Tough one! I didn't climb the actual start, but started right into the second half from the last bolt of "Direkter Plattenweg". Powerful overhang which I attacked a little to the right of the ring to do a big rockover on the left foot above the bolt. Then a few meters of nothingness in a terribly shallow dihedral (if you can even call it that). Sketchy moves first lead a little to the left (to gain a mediocre crimp), then again to the right. Foot even popped off at one point and I have no Idea how I stuck to the wall.
Great wall climbing along obvious crack lines with a technicalcrux on small holds in the upper headwall. The boltless crack in the middle can be easily protected with friends (at least a good yellow and pink Dragon cam; if you feel insecure, add a red and green one, too) and a bomber nut (red DMM offset).
Crux with extremely greasy crimps before the first ring with a very unpleasant drop zone.
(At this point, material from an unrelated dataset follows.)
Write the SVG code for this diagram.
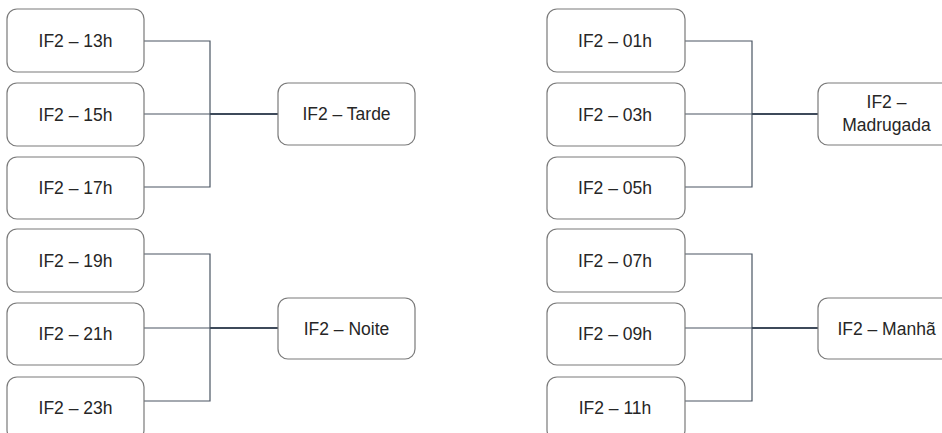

Used a stick to pre-clip the ring and then pulled myself over the crux to good ironstone holds after trying to do the moves a few times. From there, it is wonderful homogenous and well-protected (with two additional slings) climbing in beautiful structures, which is suddenly interrupted by a slab with absolutely no holds. I somehow managed to stand up on the slab and grab the massive holds above, but didn't finish the route, because I couldn't see the next ring and also some of the sloper rails above were wet. Worth it just for the middle part.